*GIVEN MATERIAL*
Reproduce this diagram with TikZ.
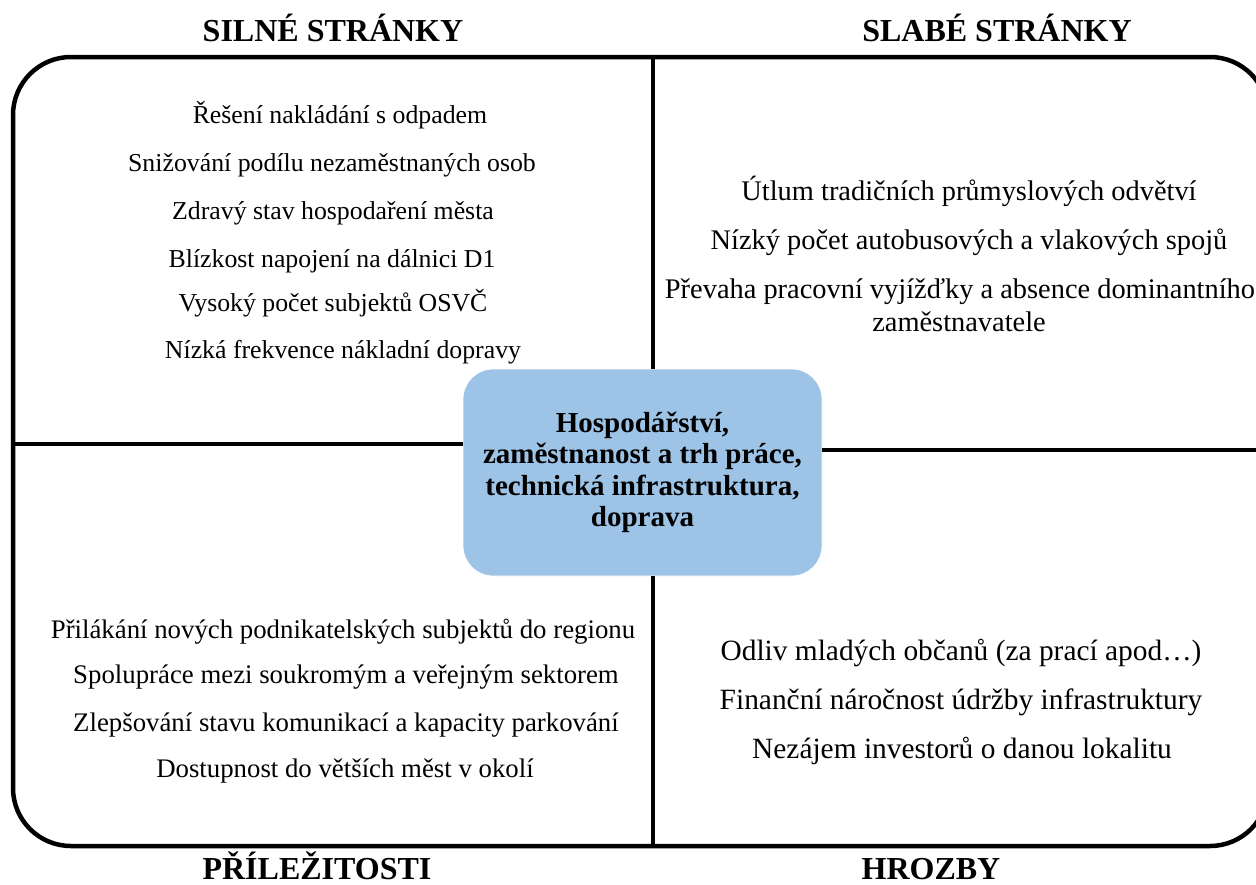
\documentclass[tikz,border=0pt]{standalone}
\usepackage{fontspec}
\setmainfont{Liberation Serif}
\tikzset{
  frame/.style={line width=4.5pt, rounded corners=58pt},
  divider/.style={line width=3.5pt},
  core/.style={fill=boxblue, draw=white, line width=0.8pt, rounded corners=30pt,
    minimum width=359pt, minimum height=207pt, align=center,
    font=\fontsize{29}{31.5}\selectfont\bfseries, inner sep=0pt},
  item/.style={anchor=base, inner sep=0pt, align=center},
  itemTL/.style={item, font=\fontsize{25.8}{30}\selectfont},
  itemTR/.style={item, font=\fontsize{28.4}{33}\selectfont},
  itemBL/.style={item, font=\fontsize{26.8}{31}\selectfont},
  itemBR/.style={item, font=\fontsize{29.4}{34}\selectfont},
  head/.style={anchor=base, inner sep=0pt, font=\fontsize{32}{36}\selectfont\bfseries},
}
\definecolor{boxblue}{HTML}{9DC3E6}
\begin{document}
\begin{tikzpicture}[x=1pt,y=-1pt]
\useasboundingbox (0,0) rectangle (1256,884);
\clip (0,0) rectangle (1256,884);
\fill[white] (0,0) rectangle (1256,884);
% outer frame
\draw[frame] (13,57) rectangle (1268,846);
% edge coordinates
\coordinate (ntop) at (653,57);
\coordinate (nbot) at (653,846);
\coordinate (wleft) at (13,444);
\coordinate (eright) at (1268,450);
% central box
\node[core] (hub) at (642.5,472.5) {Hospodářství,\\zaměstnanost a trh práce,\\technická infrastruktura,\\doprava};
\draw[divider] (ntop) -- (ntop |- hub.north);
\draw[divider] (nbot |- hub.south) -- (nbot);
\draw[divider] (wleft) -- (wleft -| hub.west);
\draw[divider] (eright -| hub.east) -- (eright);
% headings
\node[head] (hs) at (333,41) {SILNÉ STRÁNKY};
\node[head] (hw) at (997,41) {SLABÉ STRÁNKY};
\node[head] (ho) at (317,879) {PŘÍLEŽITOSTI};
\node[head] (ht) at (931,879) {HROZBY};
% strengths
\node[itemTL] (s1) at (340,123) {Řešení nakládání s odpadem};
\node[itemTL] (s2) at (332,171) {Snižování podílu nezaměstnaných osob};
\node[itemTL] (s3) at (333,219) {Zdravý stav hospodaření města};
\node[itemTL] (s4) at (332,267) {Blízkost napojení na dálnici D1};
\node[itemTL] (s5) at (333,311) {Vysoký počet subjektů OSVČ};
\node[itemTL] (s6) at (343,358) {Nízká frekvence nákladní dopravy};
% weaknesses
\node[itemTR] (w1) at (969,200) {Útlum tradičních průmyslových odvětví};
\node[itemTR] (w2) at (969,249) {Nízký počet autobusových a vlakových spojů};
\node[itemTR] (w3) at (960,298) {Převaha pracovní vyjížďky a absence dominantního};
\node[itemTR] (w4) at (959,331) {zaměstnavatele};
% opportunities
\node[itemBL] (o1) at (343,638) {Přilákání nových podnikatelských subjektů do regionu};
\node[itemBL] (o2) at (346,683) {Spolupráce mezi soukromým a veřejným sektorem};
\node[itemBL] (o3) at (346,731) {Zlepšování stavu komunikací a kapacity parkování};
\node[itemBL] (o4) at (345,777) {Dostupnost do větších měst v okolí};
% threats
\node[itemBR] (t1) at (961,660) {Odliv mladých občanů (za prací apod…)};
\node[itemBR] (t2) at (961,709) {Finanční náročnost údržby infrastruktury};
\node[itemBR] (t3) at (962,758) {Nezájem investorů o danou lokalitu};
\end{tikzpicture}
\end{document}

*THE PROBLEM*
Every line above should be repeated exactly; pictures stay out of the copy.

*THE RESPONSE*
Reproduce this diagram with TikZ.
\documentclass[tikz,border=0pt]{standalone}
\usepackage{fontspec}
\setmainfont{Liberation Serif}
\tikzset{
  frame/.style={line width=4.5pt, rounded corners=58pt},
  divider/.style={line width=3.5pt},
  core/.style={fill=boxblue, draw=white, line width=0.8pt, rounded corners=30pt,
    minimum width=359pt, minimum height=207pt, align=center,
    font=\fontsize{29}{31.5}\selectfont\bfseries, inner sep=0pt},
  item/.style={anchor=base, inner sep=0pt, align=center},
  itemTL/.style={item, font=\fontsize{25.8}{30}\selectfont},
  itemTR/.style={item, font=\fontsize{28.4}{33}\selectfont},
  itemBL/.style={item, font=\fontsize{26.8}{31}\selectfont},
  itemBR/.style={item, font=\fontsize{29.4}{34}\selectfont},
  head/.style={anchor=base, inner sep=0pt, font=\fontsize{32}{36}\selectfont\bfseries},
}
\definecolor{boxblue}{HTML}{9DC3E6}
\begin{document}
\begin{tikzpicture}[x=1pt,y=-1pt]
\useasboundingbox (0,0) rectangle (1256,884);
\clip (0,0) rectangle (1256,884);
\fill[white] (0,0) rectangle (1256,884);
% outer frame
\draw[frame] (13,57) rectangle (1268,846);
% edge coordinates
\coordinate (ntop) at (653,57);
\coordinate (nbot) at (653,846);
\coordinate (wleft) at (13,444);
\coordinate (eright) at (1268,450);
% central box
\node[core] (hub) at (642.5,472.5) {Hospodářství,\\zaměstnanost a trh práce,\\technická infrastruktura,\\doprava};
\draw[divider] (ntop) -- (ntop |- hub.north);
\draw[divider] (nbot |- hub.south) -- (nbot);
\draw[divider] (wleft) -- (wleft -| hub.west);
\draw[divider] (eright -| hub.east) -- (eright);
% headings
\node[head] (hs) at (333,41) {SILNÉ STRÁNKY};
\node[head] (hw) at (997,41) {SLABÉ STRÁNKY};
\node[head] (ho) at (317,879) {PŘÍLEŽITOSTI};
\node[head] (ht) at (931,879) {HROZBY};
% strengths
\node[itemTL] (s1) at (340,123) {Řešení nakládání s odpadem};
\node[itemTL] (s2) at (332,171) {Snižování podílu nezaměstnaných osob};
\node[itemTL] (s3) at (333,219) {Zdravý stav hospodaření města};
\node[itemTL] (s4) at (332,267) {Blízkost napojení na dálnici D1};
\node[itemTL] (s5) at (333,311) {Vysoký počet subjektů OSVČ};
\node[itemTL] (s6) at (343,358) {Nízká frekvence nákladní dopravy};
% weaknesses
\node[itemTR] (w1) at (969,200) {Útlum tradičních průmyslových odvětví};
\node[itemTR] (w2) at (969,249) {Nízký počet autobusových a vlakových spojů};
\node[itemTR] (w3) at (960,298) {Převaha pracovní vyjížďky a absence dominantního};
\node[itemTR] (w4) at (959,331) {zaměstnavatele};
% opportunities
\node[itemBL] (o1) at (343,638) {Přilákání nových podnikatelských subjektů do regionu};
\node[itemBL] (o2) at (346,683) {Spolupráce mezi soukromým a veřejným sektorem};
\node[itemBL] (o3) at (346,731) {Zlepšování stavu komunikací a kapacity parkování};
\node[itemBL] (o4) at (345,777) {Dostupnost do větších měst v okolí};
% threats
\node[itemBR] (t1) at (961,660) {Odliv mladých občanů (za prací apod…)};
\node[itemBR] (t2) at (961,709) {Finanční náročnost údržby infrastruktury};
\node[itemBR] (t3) at (962,758) {Nezájem investorů o danou lokalitu};
\end{tikzpicture}
\end{document}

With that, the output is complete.